By including assets that have a negative correlation with the market, these ETFs enable you to diversify your portfolio. Particularly during market downturns, this diversification can help lower overall portfolio risk and volatility.

  • Flexibility

Inverse ETFs provide a range of solutions to suit your investing objectives and risk tolerance. Depending on how much you want to increase your possible gains or losses, you can choose between several levels of leverage, such as 1x, 2x, or 3x.

Limitations of Inverse ETFs

  • Short-Term Focus

Inverse ETFs reset their exposure to the index every day and are intended for short-term trading. These ETFs may lose their intended correlation with the index if they are held for long periods of time.

  • High Risk

If the market moves against your expectations, inverse ETFs might result in significant losses. Furthermore, due to rebalancing expenses, fees, liquidity issues, or market disruptions, inverse ETFs may encounter tracking mistakes, which might prevent them from precisely replicating the performance of the underlying index.

Final Thought

Inverse ETFs help investors hedge against market downtrends and gain from them. While they can protect your portfolio in any anticipated downward fluctuations, you must track them regularly.
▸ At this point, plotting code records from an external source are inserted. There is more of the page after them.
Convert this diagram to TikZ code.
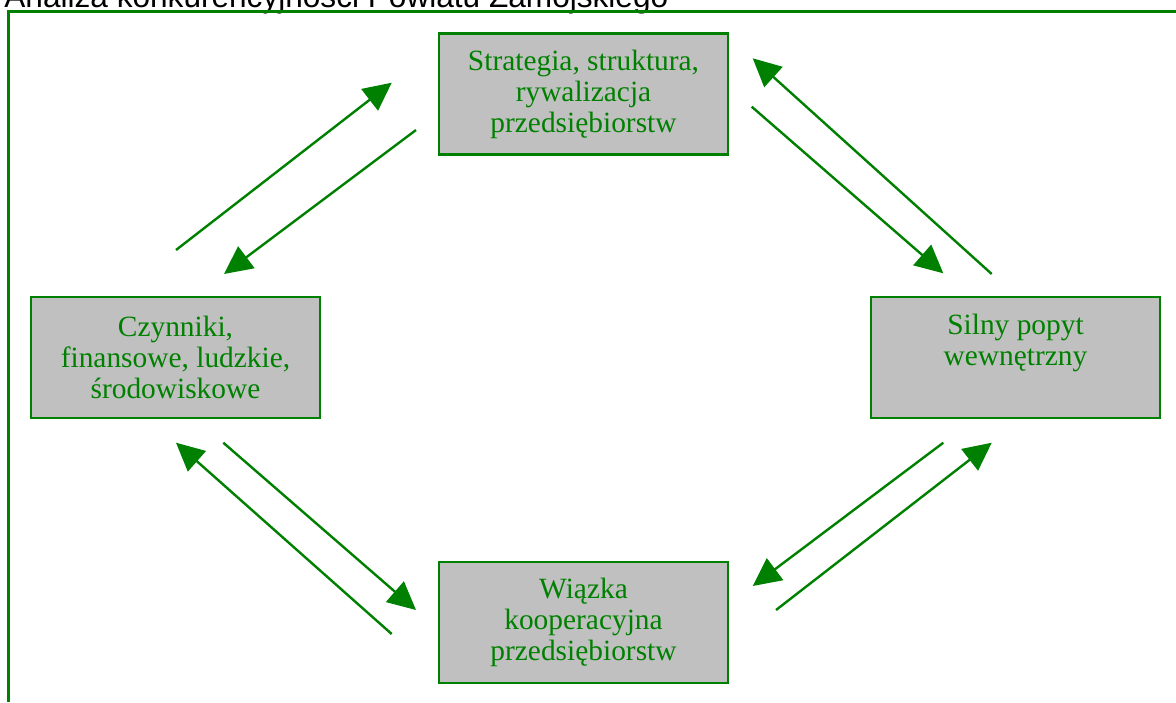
\documentclass[tikz,border=0pt]{standalone}
\usepackage{fontspec}
\setmainfont{Liberation Serif}
\newfontfamily\arialfont{Liberation Sans}
\usetikzlibrary{arrows.meta, positioning}
\definecolor{ramka}{HTML}{008000}
\definecolor{szary}{HTML}{C0C0C0}

\begin{document}
\begin{tikzpicture}[x=0.5pt, y=-0.5pt,
  box/.style={draw=ramka, line width=1.25pt, fill=szary, text=ramka, minimum width=144.5pt, minimum height=60.5pt, inner sep=0pt, align=center, font=\fontsize{14.7}{15.5}\selectfont},
  strz/.style={draw=ramka, line width=1.2pt, -{Triangle[length=14pt, width=13.5pt]}}]
\useasboundingbox (0,0) rectangle (1176,702);

\node [anchor=base west, inner sep=0pt, font=\arialfont\fontsize{15.8}{18}\selectfont] (tytul) at (4,7) {Analiza konkurencyjności Powiatu Zamojskiego};
\draw [ramka, line width=1.5pt] (8,702) -- (8,11) -- (1176,11);

\node [box] (strat) at (583.5,94) {Strategia, struktura,\\ rywalizacja\\ przedsiębiorstw};
\node [box] (czyn) at (175.5,357.5) {Czynniki,\\ finansowe, ludzkie,\\ środowiskowe};
\node [box] (popyt) at (1015.5,357.5) {Silny popyt\\ wewnętrzny\\[2pt] \mbox{}};
\node [box] (wiazka) at (583.5,622.5) {Wiązka\\ kooperacyjna\\ przedsiębiorstw};

\coordinate (a1) at (176,250);   \coordinate (a2) at (391.7,82.7);
\coordinate (b1) at (416,130);   \coordinate (b2) at (224,274);
\coordinate (c1) at (991.7,274); \coordinate (c2) at (752.7,58.3);
\coordinate (d1) at (751.7,106.7); \coordinate (d2) at (943.3,273.3);
\coordinate (e1) at (391.7,634); \coordinate (e2) at (176,442.7);
\coordinate (f1) at (223.3,442.7); \coordinate (f2) at (416,610);
\coordinate (g1) at (943.3,442.7); \coordinate (g2) at (752.7,586);
\coordinate (h1) at (776,610);   \coordinate (h2) at (991.7,442.7);

\foreach \p in {a,b,c,d,e,f,g,h}
  \draw [strz] (\p1) -- (\p2);
\end{tikzpicture}
\end{document}
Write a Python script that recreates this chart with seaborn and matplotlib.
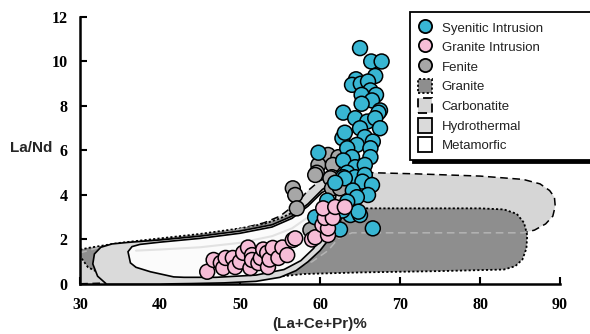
import numpy as np
import pandas as pd
import seaborn as sns
import matplotlib.pyplot as plt
from matplotlib.lines import Line2D
from matplotlib.patches import Patch

# --- sample points (La+Ce+Pr % , La/Nd) ---
syenite_x = [65.0, 66.4, 67.7, 66.9, 64.5, 64.0, 65.1, 66.0, 66.3, 65.2, 67.0, 66.5, 65.2,
             67.5, 62.9, 64.4, 65.9, 67.3, 66.9, 67.5, 65.0, 62.8, 63.1, 65.6, 66.6, 64.6,
             66.3, 59.8, 63.4, 64.0, 66.3, 62.9, 64.4, 65.6, 63.4, 62.9, 64.4, 65.6, 63.1,
             65.3, 66.5, 64.1, 66.0, 64.6, 60.9, 63.4, 59.4, 63.8, 65.0, 62.5, 66.6, 62.8,
             64.8, 61.9]
syenite_y = [10.6, 10.0, 10.0, 9.35, 9.2, 8.95, 9.0, 9.1, 8.7, 8.5, 8.5, 8.25, 8.1,
             7.8, 7.7, 7.45, 7.3, 7.7, 7.45, 7.0, 7.0, 6.55, 6.8, 6.6, 6.4, 6.25,
             6.1, 5.9, 6.1, 5.7, 5.7, 5.55, 5.25, 5.35, 5.0, 4.8, 4.8, 4.9, 4.75,
             4.6, 4.45, 4.2, 4.0, 3.9, 3.75, 3.7, 3.0, 3.1, 3.1, 2.45, 2.5, 3.3,
             3.25, 4.55]

granite_x = [45.9, 46.7, 47.6, 47.9, 48.2, 49.1, 49.4, 50.0, 50.4, 51.0, 51.5, 51.3, 51.5,
             52.3, 52.6, 52.9, 53.4, 53.5, 53.7, 54.1, 54.8, 55.3, 55.9, 56.6, 56.9, 59.0,
             59.4, 61.0, 60.3, 61.0, 60.6, 61.6, 60.4, 61.9, 63.1]
granite_y = [0.55, 1.08, 0.95, 0.72, 1.17, 1.17, 0.76, 1.0, 1.4, 1.64, 1.3, 0.72, 1.08,
             0.94, 1.17, 1.55, 1.4, 0.76, 1.1, 1.62, 1.17, 1.64, 1.3, 1.98, 2.05, 2.0,
             2.1, 2.2, 2.65, 2.5, 2.97, 2.97, 3.4, 3.46, 3.46]

fenite_x = [56.6, 56.9, 57.1, 61.0, 62.3, 59.8, 61.6, 59.6, 61.5, 59.4, 61.3, 61.5, 62.5, 58.8]
fenite_y = [4.3, 4.0, 3.4, 5.8, 5.7, 5.35, 5.35, 5.0, 4.8, 4.9, 4.75, 4.3, 4.3, 2.43]

# --- fields (outlines in data units) ---
carb_x = [29.0, 29.0, 33.0, 40.0, 47.0, 53.0, 55.0, 57.0, 58.5, 60.0, 62.0, 64.0, 66.6, 72.0,
          80.0, 85.4, 87.5, 88.7, 89.3, 89.4, 89.1, 88.2, 86.8, 85.4, 80.0, 70.0, 64.0, 62.3,
          61.0, 59.0, 56.0, 52.0, 46.0, 40.0, 34.0]
carb_y = [0.0, 1.3, 1.7, 1.95, 2.2, 2.75, 3.05, 3.6, 4.2, 4.65, 4.9, 5.0, 5.0, 4.95,
          4.85, 4.7, 4.5, 4.2, 3.9, 3.5, 3.05, 2.7, 2.42, 2.3, 2.3, 2.3, 2.3, 2.05,
          1.5, 1.0, 0.65, 0.4, 0.22, 0.1, 0.05]

gran_x = [29.5, 31.0, 35.0, 40.0, 45.0, 50.0, 53.0, 55.0, 56.5, 58.0, 60.0, 70.0, 80.0, 83.0,
          84.6, 85.5, 85.9, 85.8, 85.3, 84.4, 83.0, 75.0, 65.0, 58.0, 54.0, 50.0, 45.0, 40.0,
          36.0, 33.0, 31.0]
gran_y = [1.5, 1.62, 1.85, 2.05, 2.25, 2.5, 2.7, 2.95, 3.2, 3.35, 3.4, 3.4, 3.4, 3.35,
          3.15, 2.75, 2.2, 1.6, 1.1, 0.8, 0.65, 0.58, 0.52, 0.45, 0.3, 0.17, 0.08, 0.05,
          0.12, 0.4, 0.75]

hydro_x = [33.3, 32.2, 31.6, 31.8, 32.6, 34.0, 36.0, 40.0, 45.0, 50.0, 54.0, 56.5, 58.5, 60.3,
           61.8, 63.0, 63.6, 63.3, 62.5, 61.3, 60.0, 58.5, 57.0, 55.0, 52.0, 48.0, 44.0, 40.0,
           36.0]
hydro_y = [0.0, 0.35, 0.9, 1.35, 1.65, 1.8, 1.87, 1.98, 2.15, 2.38, 2.66, 3.05, 3.6, 4.25,
           4.6, 4.6, 4.2, 3.5, 2.8, 2.1, 1.5, 1.0, 0.6, 0.3, 0.12, 0.05, 0.02, 0.0,
           0.0]

meta_x = [36.3, 36.0, 36.5, 37.5, 40.0, 45.0, 50.0, 54.0, 56.5, 58.5, 60.2, 61.2, 62.0, 61.5,
          60.5, 59.2, 57.6, 55.5, 52.0, 47.0, 43.0, 41.7, 38.8, 37.0]
meta_y = [0.95, 1.45, 1.68, 1.78, 1.88, 2.05, 2.28, 2.56, 2.95, 3.5, 4.1, 4.3, 4.0, 3.0,
          2.3, 1.6, 1.05, 0.65, 0.4, 0.3, 0.3, 0.32, 0.55, 0.75]

meta_inner_x = [37.0, 40.0, 45.0, 50.0, 54.0, 56.5, 58.5]
meta_inner_y = [1.5, 1.55, 1.65, 1.85, 2.15, 2.5, 3.0]

x_ticks = [30, 40, 50, 60, 70, 80, 90]
y_ticks = [0, 2, 4, 6, 8, 10, 12]

colors = {"Syenitic Intrusion": "#38b6d3", "Granite Intrusion": "#f6bdd7", "Fenite": "#a7a7a7"}

df = pd.concat([
    pd.DataFrame({"x": fenite_x, "y": fenite_y, "group": "Fenite"}),
    pd.DataFrame({"x": syenite_x, "y": syenite_y, "group": "Syenitic Intrusion"}),
    pd.DataFrame({"x": granite_x, "y": granite_y, "group": "Granite Intrusion"}),
], ignore_index=True)

sns.set_style("ticks")
plt.rcParams["font.family"] = ["Liberation Sans", "DejaVu Sans"]

fig = plt.figure(figsize=(5.9, 3.34), dpi=100)
ax = fig.add_axes([0.1356, 0.1497, 0.8136, 0.7995])

# fields
ax.fill(carb_x, carb_y, facecolor="#d6d6d6", edgecolor="black", linestyle=(0, (5, 3)),
        linewidth=1.1, zorder=1)
gran_patch = ax.fill(gran_x, gran_y, facecolor="#8e8e8e", edgecolor="black",
                     linestyle=(0, (1.2, 1.2)), linewidth=1.3, zorder=2)[0]
hidden, = ax.plot(carb_x, carb_y, color="#b4b4b4", linestyle=(0, (5, 3)), linewidth=1.1, zorder=2.5)
hidden.set_clip_path(gran_patch)
ax.fill(hydro_x, hydro_y, facecolor="#dadada", edgecolor="black", linewidth=1.2, zorder=3)
ax.fill(meta_x, meta_y, facecolor="#fbfbfb", edgecolor="black", linewidth=1.2, zorder=3.5)
ax.plot(meta_inner_x, meta_inner_y, color="#e2e2e2", linewidth=1.5, zorder=3.6)

sns.scatterplot(data=df, x="x", y="y", hue="group", palette=colors, s=115,
                edgecolor="black", linewidth=1.1, legend=False, ax=ax, zorder=5, clip_on=False)

ax.set_xlim(30, 90)
ax.set_ylim(0, 12)
ax.set_xticks(x_ticks)
ax.set_yticks(y_ticks)
sns.despine(ax=ax)
for s in ["left", "bottom"]:
    ax.spines[s].set_linewidth(1.8)
    ax.spines[s].set_color("black")
ax.tick_params(direction="in", length=5, width=1.5, pad=9, colors="black")
for lab in ax.get_xticklabels() + ax.get_yticklabels():
    lab.set_fontfamily("Liberation Serif")
    lab.set_fontweight("bold")
    lab.set_fontsize(11.5)

ax.set_xlabel("(La+Ce+Pr)%", fontsize=11, fontweight="bold")
ax.xaxis.set_label_coords(0.5, -0.125)
ax.set_ylabel("La/Nd", fontsize=11, fontweight="bold", rotation=0, ha="center", va="center")
ax.yaxis.set_label_coords(-0.102, 0.51)

handles = [
    Line2D([], [], marker="o", linestyle="none", markersize=9.5, markerfacecolor=colors["Syenitic Intrusion"],
           markeredgecolor="black", markeredgewidth=1.3),
    Line2D([], [], marker="o", linestyle="none", markersize=9.5, markerfacecolor=colors["Granite Intrusion"],
           markeredgecolor="black", markeredgewidth=1.3),
    Line2D([], [], marker="o", linestyle="none", markersize=9.5, markerfacecolor=colors["Fenite"],
           markeredgecolor="black", markeredgewidth=1.3),
    Patch(facecolor="#8e8e8e", edgecolor="black", linestyle=(0, (1.2, 1.2)), linewidth=1.3),
    Patch(facecolor="#d6d6d6", edgecolor="black", linestyle=(0, (5, 3)), linewidth=1.3),
    Patch(facecolor="#dadada", edgecolor="black", linewidth=1.3),
    Patch(facecolor="white", edgecolor="black", linewidth=1.3),
]
labels = ["Syenitic Intrusion", "Granite Intrusion", "Fenite", "Granite", "Carbonatite",
          "Hydrothermal", "Metamorfic"]
leg = fig.legend(handles, labels, loc="upper left", bbox_to_anchor=(0.695, 0.0, 0.36, 0.964),
                 bbox_transform=fig.transFigure, mode="expand", borderaxespad=0,
                 fontsize=9.5, handlelength=1.1, handleheight=1.35, handletextpad=0.7,
                 labelspacing=0.36, borderpad=0.6, fancybox=False,
                 shadow={"color": "black", "alpha": 1})
leg.get_frame().set_edgecolor("black")
leg.get_frame().set_linewidth(1.3)
for t in leg.get_texts():
    t.set_color("#222222")

fig.savefig("out.png", dpi=100)
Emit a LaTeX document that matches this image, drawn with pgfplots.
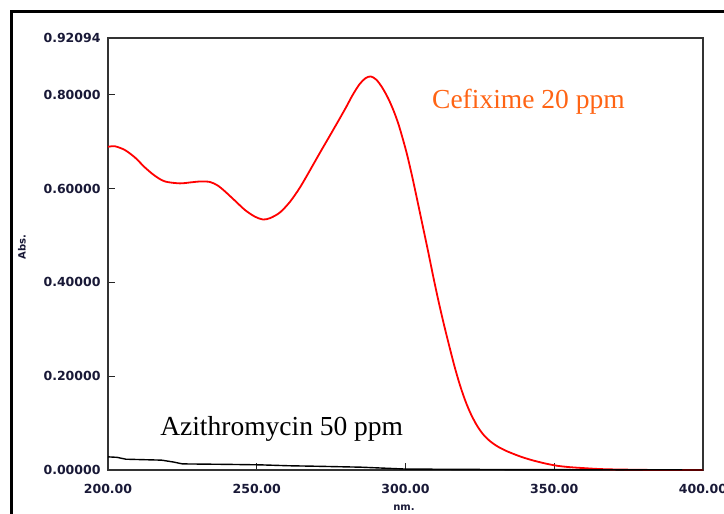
\documentclass[border=0pt]{standalone}
\usepackage{pgfplots}
\pgfplotsset{compat=1.18}
\usepackage{fontspec}
\setmainfont{Liberation Serif}
\newfontfamily\tickfont{DejaVu Sans}
\definecolor{tickcol}{RGB}{25,25,55}
\definecolor{cefcol}{RGB}{255,100,20}
\begin{document}
\begin{tikzpicture}[x=1pt,y=1pt]
\useasboundingbox (0,0) rectangle (724,514);
\clip (0,0) rectangle (724,514);
\fill[white] (0,0) rectangle (724,514);
\draw[line width=3pt] (11.5,-10) -- (11.5,502.5) -- (740,502.5);
\begin{axis}[
  at={(108pt,44pt)}, anchor=south west,
  scale only axis, width=595pt, height=432pt,
  xmin=200, xmax=400, ymin=0, ymax=0.92094,
  axis line style={black!80, line width=1.6pt},
  xtick={200,250,300,350,400},
  xticklabels={200.00,250.00,300.00,350.00,400.00},
  ytick={0,0.2,0.4,0.6,0.8,0.92094},
  yticklabels={0.00000,0.20000,0.40000,0.60000,0.80000,0.92094},
  xtick pos=bottom, ytick pos=left,
  tick align=inside, major tick length=7pt,
  tick style={black!85, line width=1.2pt},
  ticklabel style={font=\tickfont\bfseries\fontsize{12.5}{14}\selectfont, text=tickcol, inner sep=0pt},
  yticklabel style={anchor=east, xshift=-7.3pt},
  xticklabel style={anchor=north, yshift=-14pt},
  clip=false,
]
\addplot[red, line width=1.8pt, smooth, tension=0.5] coordinates {
(200.0,0.689) (202.4,0.690) (205.7,0.682) (209.1,0.666) (212.4,0.645)
(215.8,0.627) (219.2,0.615) (224.2,0.611) (227.6,0.613) (230.9,0.615)
(234.3,0.614) (237.0,0.606) (239.3,0.594) (242.7,0.574) (246.1,0.554)
(249.4,0.540) (252.1,0.534) (254.5,0.537) (257.8,0.549) (261.2,0.572)
(264.5,0.602) (267.9,0.639) (271.3,0.677) (274.6,0.713) (277.5,0.745)
(280.0,0.773) (282.2,0.799) (284.5,0.822) (286.5,0.835) (288.3,0.839)
(290.2,0.832) (292.2,0.815) (294.2,0.792) (296.0,0.766) (297.6,0.738)
(299.0,0.708) (300.5,0.673) (302.2,0.627) (304.0,0.574) (305.8,0.520)
(307.6,0.466) (309.4,0.410) (311.2,0.357) (313.0,0.308) (314.8,0.262)
(316.6,0.218) (318.4,0.179) (320.2,0.146) (322.0,0.119) (324.0,0.095)
(326.1,0.076) (328.5,0.061) (331.0,0.050) (334.1,0.040) (338.5,0.029)
(342.5,0.021) (346.9,0.014) (351.0,0.009) (355.3,0.006) (360.0,0.004)
(365.4,0.002) (372.0,0.001) (385.0,0.000) (400.0,0.000)
};
\addplot[black, line width=1.4pt] coordinates {
(200,0.028) (203,0.027) (206,0.023) (212,0.022) (218,0.021) (222,0.017)
(225,0.013) (240,0.012) (251,0.011) (261,0.009) (270,0.008) (285,0.006)
(300,0.002) (330,0.001) (400,0.000)
};
\node[anchor=base west, inner sep=0pt, text=cefcol, font=\fontsize{27.5}{30}\selectfont] at (axis cs:308.9,0.770) {Cefixime 20 ppm};
\node[anchor=base west, inner sep=0pt, text=black, font=\fontsize{27.5}{30}\selectfont] at (axis cs:217.5,0.0746) {Azithromycin 50 ppm};
\end{axis}
\node[rotate=90, inner sep=0pt, text=tickcol, font=\tickfont\bfseries\fontsize{10}{12}\selectfont] at (22,267) {Abs.};
\node[inner sep=0pt, text=tickcol, font=\tickfont\bfseries\fontsize{10}{12}\selectfont] at (404,6.5) {nm.};
\end{tikzpicture}
\end{document}
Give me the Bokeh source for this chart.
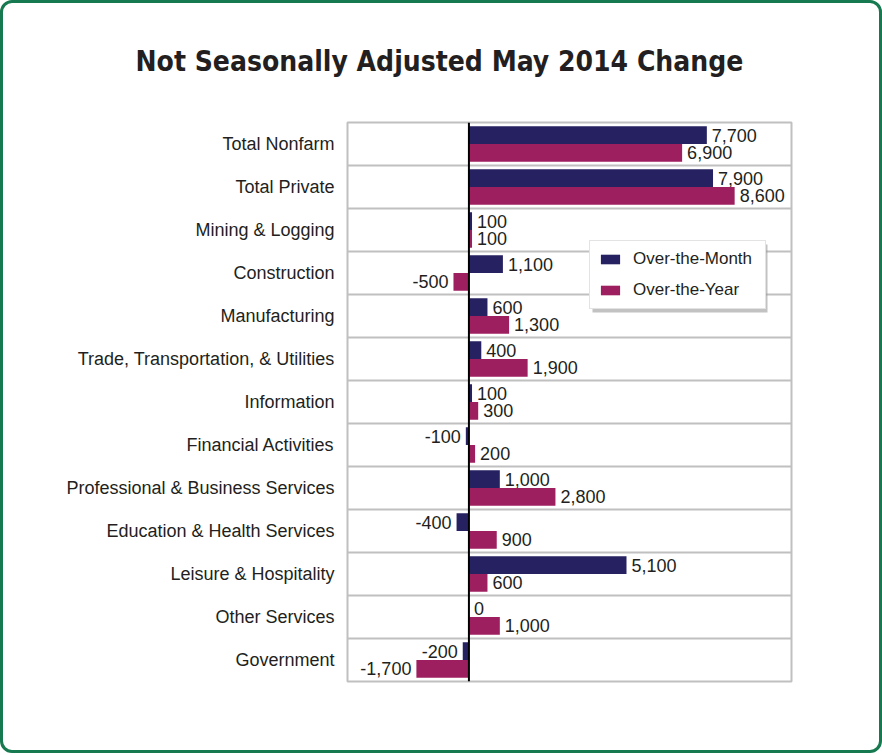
from bokeh.plotting import figure
from bokeh.models import (FactorRange, Range1d, ColumnDataSource, Span,
                          Legend, LegendItem, BoxAnnotation, Grid, FixedTicker,
                          InlineStyleSheet)
from bokeh.transform import dodge
from bokeh.embed import file_html
from bokeh.resources import INLINE
from bokeh.core.properties import value

title_text = "Not Seasonally Adjusted May 2014 Change"
categories = ["Total Nonfarm", "Total Private", "Mining & Logging", "Construction",
              "Manufacturing", "Trade, Transportation, & Utilities", "Information",
              "Financial Activities", "Professional & Business Services",
              "Education & Health Services", "Leisure & Hospitality",
              "Other Services", "Government"]
over_month = [7700, 7900, 100, 1100, 600, 400, 100, -100, 1000, -400, 5100, 0, -200]
over_year = [6900, 8600, 100, -500, 1300, 1900, 300, 200, 2800, 900, 600, 1000, -1700]
series_names = ["Over-the-Month", "Over-the-Year"]
series_colors = ["#262262", "#9e1f5f"]

FONT = "Liberation Sans"
TXT = "#231f20"

p = figure(y_range=FactorRange(*reversed(categories)), x_range=Range1d(-3930, 10440),
           frame_width=444, frame_height=559,
           min_border_left=347, min_border_right=91, min_border_top=122, min_border_bottom=74,
           output_backend="svg", toolbar_location=None, tools="")
p.background_fill_color = "white"
p.border_fill_color = "white"
p.outline_line_color = "#c0c0c0"
p.outline_line_width = 2

p.title.text = title_text
p.title.align = "left"
p.title.offset = -212
p.title.vertical_align = "top"
p.title.standoff = 85
p.title.text_font = "DejaVu Sans Condensed"
p.title.text_font_style = "bold"
p.title.text_font_size = "28px"
p.title.text_color = TXT

p.xaxis.visible = False
p.xgrid.grid_line_color = None
p.ygrid.grid_line_color = None
p.yaxis.axis_line_color = None
p.yaxis.major_tick_line_color = None
p.yaxis.major_tick_out = 0
p.yaxis.minor_tick_line_color = None
p.yaxis.major_label_standoff = 13
p.yaxis.major_label_text_font = FONT
p.yaxis.major_label_text_font_size = "18px"
p.yaxis.major_label_text_color = TXT

sep = Grid(dimension=1, ticker=FixedTicker(ticks=list(range(1, len(categories)))),
           grid_line_color="#c0c0c0", grid_line_width=2)
p.add_layout(sep, "center")

renderers = []
offsets = [0.205, -0.205]
for vals, name, color, off in zip([over_month, over_year], series_names, series_colors, offsets):
    src = ColumnDataSource(dict(
        cat=categories, val=vals,
        label=[f"{v:,}" for v in vals],
        align=["right" if v < 0 else "left" for v in vals],
        xoff=[-5 if v < 0 else 5 for v in vals],
    ))
    r = p.hbar(y=dodge("cat", off, range=p.y_range), right="val", left=0, height=0.41,
               source=src, fill_color=color, line_color=None)
    renderers.append(r)
    p.text(x="val", y=dodge("cat", off, range=p.y_range), text="label", source=src,
           text_align="align", x_offset="xoff", text_baseline="middle",
           text_font=value(FONT), text_font_size="18px", text_color=TXT)

p.add_layout(Span(location=0, dimension="height", line_color="black", line_width=2))

# legend shadow
p.add_layout(BoxAnnotation(left=245, right=420, bottom=369, top=437,
                           left_units="screen", right_units="screen",
                           bottom_units="screen", top_units="screen",
                           fill_color="#999999", fill_alpha=0.6, line_color=None))

legend = Legend(items=[LegendItem(label=n, renderers=[r]) for n, r in zip(series_names, renderers)],
                location=(242, 372))
legend.border_line_color = "#c8c8c8"
legend.border_line_width = 1
legend.background_fill_color = "white"
legend.background_fill_alpha = 1
legend.label_text_font = FONT
legend.label_text_font_size = "17px"
legend.label_text_color = TXT
legend.glyph_width = 24
legend.glyph_height = 12
legend.label_standoff = 11
legend.padding = 8
legend.spacing = 11
legend.margin = 0
legend.label_width = 124
p.add_layout(legend)

# outer green rounded frame drawn over the canvas
p.stylesheets = [InlineStyleSheet(css="""
:host { position: relative; }
:host::after {
  content: "";
  position: absolute;
  left: 0; top: 0; right: 0; bottom: 2px;
  border: 3px solid #17794f;
  border-radius: 12px;
  pointer-events: none;
  box-sizing: border-box;
}
""")]

open("out.html", "w").write(file_html(p, INLINE))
However, the SEBI has not permitted you to invest in inverse ETFs.

If you are interested in ETFs, download the PL Capital Group – Prabhudas Lilladher to invest. PL Capital allows you to invest in ETFs by offering you the opportunity to open a Demat account for free.

Frequently Asked Questions

  • What is the best inverse exchange-traded fund?

Since the ‘best’ option depends on your unique market view, risk tolerance, and time horizon, there is not a single best ETF. Due to the impact of daily rebalancing and compounding, ETFs are complicated and short-term trading instruments that are not appropriate for long-term investing.

  • What does a 3x inverse ETF mean?

A 3x inverse ETF is a specialised, high-risk fund intended for experienced traders to generate profit from or hedge against short-term market losses rather than long-term investment. Its goal is to generate three times the opposite daily return of a certain market index.

  • How long should I stay invested in an inverse ETF?

Since inverse ETFs are intended for intraday or short-term trading rather than long-term investing, you should only hold them for a very short period of time. You should hold them usually for a few days or less, because daily rebalancing causes performance to drastically diverge from the inverse of the underlying index over time, posing a significant risk.

  • Who purchases inverse ETFs?

Inventors and traders who anticipate a decline in the securities market and hedge portfolios against risks can invest in inverse ETFs.